◆ GIVEN PROBLEM:
Set the data down again, exactly as it reads, but without the pictures.

◆ DATA SHOWN:
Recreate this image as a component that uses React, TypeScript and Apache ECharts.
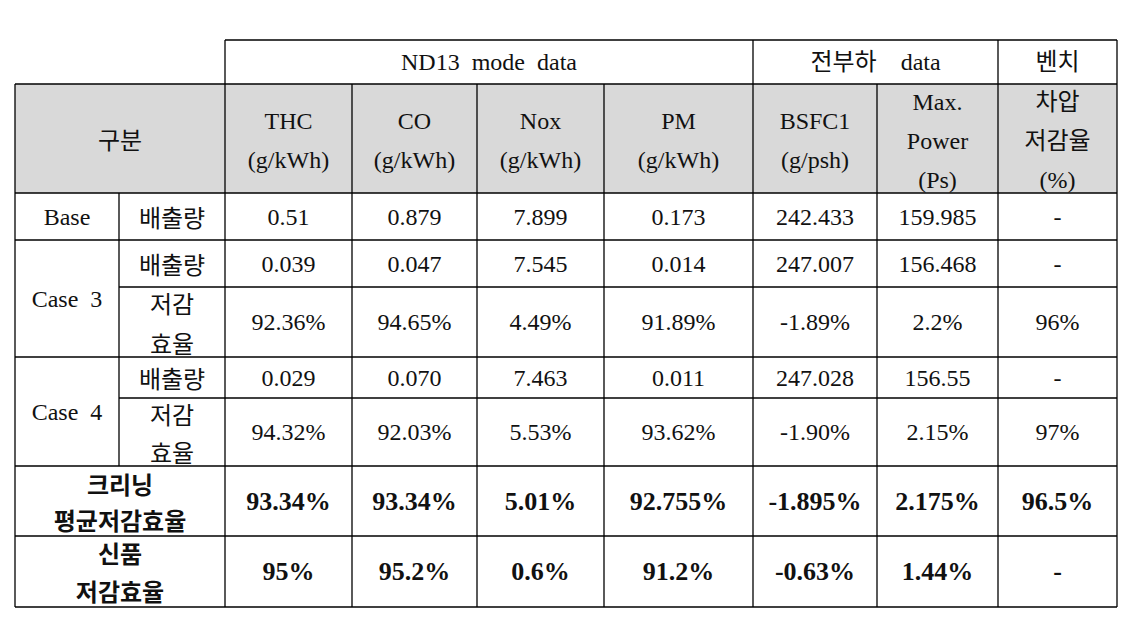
import React, { useEffect, useRef } from "react";
import * as echarts from "echarts";

// ---- data ----
const groupHeaders = ["ND13  mode  data", "전부하    data", "벤치"];
const groupSpans = [4, 2, 1];
const rowHeaderTitle = "구분";
const columnHeaders = [
  "THC\n(g/kWh)",
  "CO\n(g/kWh)",
  "Nox\n(g/kWh)",
  "PM\n(g/kWh)",
  "BSFC1\n(g/psh)",
  "Max.\nPower\n(Ps)",
  "차압\n저감율\n(%)",
];
const baseLabel = "Base";
const case3Label = "Case  3";
const case4Label = "Case  4";
const emissionLabel = "배출량";
const efficiencyLabel = "저감\n효율";
const cleaningLabel = "크리닝\n평균저감효율";
const newLabel = "신품\n저감효율";

const baseEmission = ["0.51", "0.879", "7.899", "0.173", "242.433", "159.985", "-"];
const case3Emission = ["0.039", "0.047", "7.545", "0.014", "247.007", "156.468", "-"];
const case3Efficiency = ["92.36%", "94.65%", "4.49%", "91.89%", "-1.89%", "2.2%", "96%"];
const case4Emission = ["0.029", "0.070", "7.463", "0.011", "247.028", "156.55", "-"];
const case4Efficiency = ["94.32%", "92.03%", "5.53%", "93.62%", "-1.90%", "2.15%", "97%"];
const cleaningAverage = ["93.34%", "93.34%", "5.01%", "92.755%", "-1.895%", "2.175%", "96.5%"];
const newProduct = ["95%", "95.2%", "0.6%", "91.2%", "-0.63%", "1.44%", "-"];

// ---- layout ----
const LEFT = 15;
const SUB = 119;
const colEdges = [225, 352, 477, 604, 753, 877, 998, 1117];
const Y = {
  top: 40,
  head: 84,
  base: 193,
  c3a: 240,
  c3b: 287,
  c4a: 357,
  c4b: 398,
  avg: 466,
  neo: 536,
  bottom: 607,
};
const FONT = "Liberation Serif, Noto Sans CJK KR, serif";
const KFONT = "Noto Sans CJK KR, sans-serif";

export default function App() {
  const ref = useRef<HTMLDivElement>(null);
  useEffect(() => {
    document.body.style.margin = "0";
    const chart = echarts.init(ref.current!, null, { renderer: "svg" });
    const els: any[] = [];
    const RIGHT = colEdges[colEdges.length - 1];

    // header fill
    els.push({
      type: "rect",
      shape: { x: LEFT, y: Y.head, width: RIGHT - LEFT, height: Y.base - Y.head },
      style: { fill: "#d9d9d9" },
      z: 0,
    });

    const text = (
      t: string,
      x0: number,
      x1: number,
      y0: number,
      y1: number,
      opts: any = {}
    ) => {
      els.push({
        type: "text",
        x: (x0 + x1) / 2 + (opts.dx || 0),
        y: (y0 + y1) / 2 + (opts.dy || 0),
        z: 3,
        style: {
          text: t,
          textAlign: "center",
          textVerticalAlign: "middle",
          fontSize: opts.size || 24,
          fontFamily: opts.family || FONT,
          fontWeight: opts.bold ? "bold" : "normal",
          lineHeight: opts.lh || 39,
          fill: "#111",
        },
      });
    };
    const hline = (x1: number, x2: number, y: number) =>
      els.push({ type: "line", z: 2, shape: { x1, y1: y, x2, y2: y }, style: { stroke: "#000", lineWidth: 1.3 } });
    const vline = (x: number, y1: number, y2: number) =>
      els.push({ type: "line", z: 2, shape: { x1: x, y1, x2: x, y2 }, style: { stroke: "#000", lineWidth: 1.3 } });

    // grid lines
    hline(colEdges[0], RIGHT, Y.top);
    [Y.head, Y.base, Y.c3a, Y.c4a, Y.avg, Y.neo, Y.bottom].forEach((y) => hline(LEFT, RIGHT, y));
    [Y.c3b, Y.c4b].forEach((y) => hline(SUB, RIGHT, y));
    vline(LEFT, Y.head, Y.bottom);
    vline(SUB, Y.base, Y.avg);
    let gi = 0;
    const groupStarts = new Set<number>();
    groupSpans.forEach((s) => {
      groupStarts.add(gi);
      gi += s;
    });
    groupStarts.add(gi);
    colEdges.forEach((x, i) => vline(x, groupStarts.has(i) ? Y.top : Y.head, Y.bottom));

    // group headers
    let c = 0;
    groupHeaders.forEach((g, i) => {
      text(g, colEdges[c], colEdges[c + groupSpans[i]], Y.top, Y.head, { size: 24 });
      c += groupSpans[i];
    });

    // column headers
    text(rowHeaderTitle, LEFT, colEdges[0], Y.head, Y.base, { family: KFONT, size: 24 });
    columnHeaders.forEach((h, i) => text(h, colEdges[i], colEdges[i + 1], Y.head, Y.base, { dy: 2 }));

    // row labels
    const kopt = { family: KFONT, size: 24 };
    text(baseLabel, LEFT, SUB, Y.base, Y.c3a);
    text(emissionLabel, SUB, colEdges[0], Y.base, Y.c3a, kopt);
    text(case3Label, LEFT, SUB, Y.c3a, Y.c4a);
    text(emissionLabel, SUB, colEdges[0], Y.c3a, Y.c3b, kopt);
    text(efficiencyLabel, SUB, colEdges[0], Y.c3b, Y.c4a, { ...kopt, lh: 40 });
    text(case4Label, LEFT, SUB, Y.c4a, Y.avg);
    text(emissionLabel, SUB, colEdges[0], Y.c4a, Y.c4b, kopt);
    text(efficiencyLabel, SUB, colEdges[0], Y.c4b, Y.avg, { ...kopt, lh: 38 });
    text(cleaningLabel, LEFT, colEdges[0], Y.avg, Y.neo, { ...kopt, lh: 36, bold: true });
    text(newLabel, LEFT, colEdges[0], Y.neo, Y.bottom, { ...kopt, lh: 38, bold: true });

    const rows: [string[], number, number, boolean][] = [
      [baseEmission, Y.base, Y.c3a, false],
      [case3Emission, Y.c3a, Y.c3b, false],
      [case3Efficiency, Y.c3b, Y.c4a, false],
      [case4Emission, Y.c4a, Y.c4b, false],
      [case4Efficiency, Y.c4b, Y.avg, false],
      [cleaningAverage, Y.avg, Y.neo, true],
      [newProduct, Y.neo, Y.bottom, true],
    ];
    rows.forEach(([vals, y0, y1, bold]) =>
      vals.forEach((v, i) =>
        text(v, colEdges[i], colEdges[i + 1], y0, y1, { bold, size: bold ? 26 : 24 })
      )
    );

    chart.setOption({ animation: false, graphic: { elements: els } });
    return () => chart.dispose();
  }, []);
  return <div ref={ref} style={{ width: 1131, height: 621 }} />;
}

◆ SOLUTION TO THE EXERCISE:
Recreate this image as a component that uses React, TypeScript and Apache ECharts.
import React, { useEffect, useRef } from "react";
import * as echarts from "echarts";

// ---- data ----
const groupHeaders = ["ND13  mode  data", "전부하    data", "벤치"];
const groupSpans = [4, 2, 1];
const rowHeaderTitle = "구분";
const columnHeaders = [
  "THC\n(g/kWh)",
  "CO\n(g/kWh)",
  "Nox\n(g/kWh)",
  "PM\n(g/kWh)",
  "BSFC1\n(g/psh)",
  "Max.\nPower\n(Ps)",
  "차압\n저감율\n(%)",
];
const baseLabel = "Base";
const case3Label = "Case  3";
const case4Label = "Case  4";
const emissionLabel = "배출량";
const efficiencyLabel = "저감\n효율";
const cleaningLabel = "크리닝\n평균저감효율";
const newLabel = "신품\n저감효율";

const baseEmission = ["0.51", "0.879", "7.899", "0.173", "242.433", "159.985", "-"];
const case3Emission = ["0.039", "0.047", "7.545", "0.014", "247.007", "156.468", "-"];
const case3Efficiency = ["92.36%", "94.65%", "4.49%", "91.89%", "-1.89%", "2.2%", "96%"];
const case4Emission = ["0.029", "0.070", "7.463", "0.011", "247.028", "156.55", "-"];
const case4Efficiency = ["94.32%", "92.03%", "5.53%", "93.62%", "-1.90%", "2.15%", "97%"];
const cleaningAverage = ["93.34%", "93.34%", "5.01%", "92.755%", "-1.895%", "2.175%", "96.5%"];
const newProduct = ["95%", "95.2%", "0.6%", "91.2%", "-0.63%", "1.44%", "-"];

// ---- layout ----
const LEFT = 15;
const SUB = 119;
const colEdges = [225, 352, 477, 604, 753, 877, 998, 1117];
const Y = {
  top: 40,
  head: 84,
  base: 193,
  c3a: 240,
  c3b: 287,
  c4a: 357,
  c4b: 398,
  avg: 466,
  neo: 536,
  bottom: 607,
};
const FONT = "Liberation Serif, Noto Sans CJK KR, serif";
const KFONT = "Noto Sans CJK KR, sans-serif";

export default function App() {
  const ref = useRef<HTMLDivElement>(null);
  useEffect(() => {
    document.body.style.margin = "0";
    const chart = echarts.init(ref.current!, null, { renderer: "svg" });
    const els: any[] = [];
    const RIGHT = colEdges[colEdges.length - 1];

    // header fill
    els.push({
      type: "rect",
      shape: { x: LEFT, y: Y.head, width: RIGHT - LEFT, height: Y.base - Y.head },
      style: { fill: "#d9d9d9" },
      z: 0,
    });

    const text = (
      t: string,
      x0: number,
      x1: number,
      y0: number,
      y1: number,
      opts: any = {}
    ) => {
      els.push({
        type: "text",
        x: (x0 + x1) / 2 + (opts.dx || 0),
        y: (y0 + y1) / 2 + (opts.dy || 0),
        z: 3,
        style: {
          text: t,
          textAlign: "center",
          textVerticalAlign: "middle",
          fontSize: opts.size || 24,
          fontFamily: opts.family || FONT,
          fontWeight: opts.bold ? "bold" : "normal",
          lineHeight: opts.lh || 39,
          fill: "#111",
        },
      });
    };
    const hline = (x1: number, x2: number, y: number) =>
      els.push({ type: "line", z: 2, shape: { x1, y1: y, x2, y2: y }, style: { stroke: "#000", lineWidth: 1.3 } });
    const vline = (x: number, y1: number, y2: number) =>
      els.push({ type: "line", z: 2, shape: { x1: x, y1, x2: x, y2 }, style: { stroke: "#000", lineWidth: 1.3 } });

    // grid lines
    hline(colEdges[0], RIGHT, Y.top);
    [Y.head, Y.base, Y.c3a, Y.c4a, Y.avg, Y.neo, Y.bottom].forEach((y) => hline(LEFT, RIGHT, y));
    [Y.c3b, Y.c4b].forEach((y) => hline(SUB, RIGHT, y));
    vline(LEFT, Y.head, Y.bottom);
    vline(SUB, Y.base, Y.avg);
    let gi = 0;
    const groupStarts = new Set<number>();
    groupSpans.forEach((s) => {
      groupStarts.add(gi);
      gi += s;
    });
    groupStarts.add(gi);
    colEdges.forEach((x, i) => vline(x, groupStarts.has(i) ? Y.top : Y.head, Y.bottom));

    // group headers
    let c = 0;
    groupHeaders.forEach((g, i) => {
      text(g, colEdges[c], colEdges[c + groupSpans[i]], Y.top, Y.head, { size: 24 });
      c += groupSpans[i];
    });

    // column headers
    text(rowHeaderTitle, LEFT, colEdges[0], Y.head, Y.base, { family: KFONT, size: 24 });
    columnHeaders.forEach((h, i) => text(h, colEdges[i], colEdges[i + 1], Y.head, Y.base, { dy: 2 }));

    // row labels
    const kopt = { family: KFONT, size: 24 };
    text(baseLabel, LEFT, SUB, Y.base, Y.c3a);
    text(emissionLabel, SUB, colEdges[0], Y.base, Y.c3a, kopt);
    text(case3Label, LEFT, SUB, Y.c3a, Y.c4a);
    text(emissionLabel, SUB, colEdges[0], Y.c3a, Y.c3b, kopt);
    text(efficiencyLabel, SUB, colEdges[0], Y.c3b, Y.c4a, { ...kopt, lh: 40 });
    text(case4Label, LEFT, SUB, Y.c4a, Y.avg);
    text(emissionLabel, SUB, colEdges[0], Y.c4a, Y.c4b, kopt);
    text(efficiencyLabel, SUB, colEdges[0], Y.c4b, Y.avg, { ...kopt, lh: 38 });
    text(cleaningLabel, LEFT, colEdges[0], Y.avg, Y.neo, { ...kopt, lh: 36, bold: true });
    text(newLabel, LEFT, colEdges[0], Y.neo, Y.bottom, { ...kopt, lh: 38, bold: true });

    const rows: [string[], number, number, boolean][] = [
      [baseEmission, Y.base, Y.c3a, false],
      [case3Emission, Y.c3a, Y.c3b, false],
      [case3Efficiency, Y.c3b, Y.c4a, false],
      [case4Emission, Y.c4a, Y.c4b, false],
      [case4Efficiency, Y.c4b, Y.avg, false],
      [cleaningAverage, Y.avg, Y.neo, true],
      [newProduct, Y.neo, Y.bottom, true],
    ];
    rows.forEach(([vals, y0, y1, bold]) =>
      vals.forEach((v, i) =>
        text(v, colEdges[i], colEdges[i + 1], y0, y1, { bold, size: bold ? 26 : 24 })
      )
    );

    chart.setOption({ animation: false, graphic: { elements: els } });
    return () => chart.dispose();
  }, []);
  return <div ref={ref} style={{ width: 1131, height: 621 }} />;
}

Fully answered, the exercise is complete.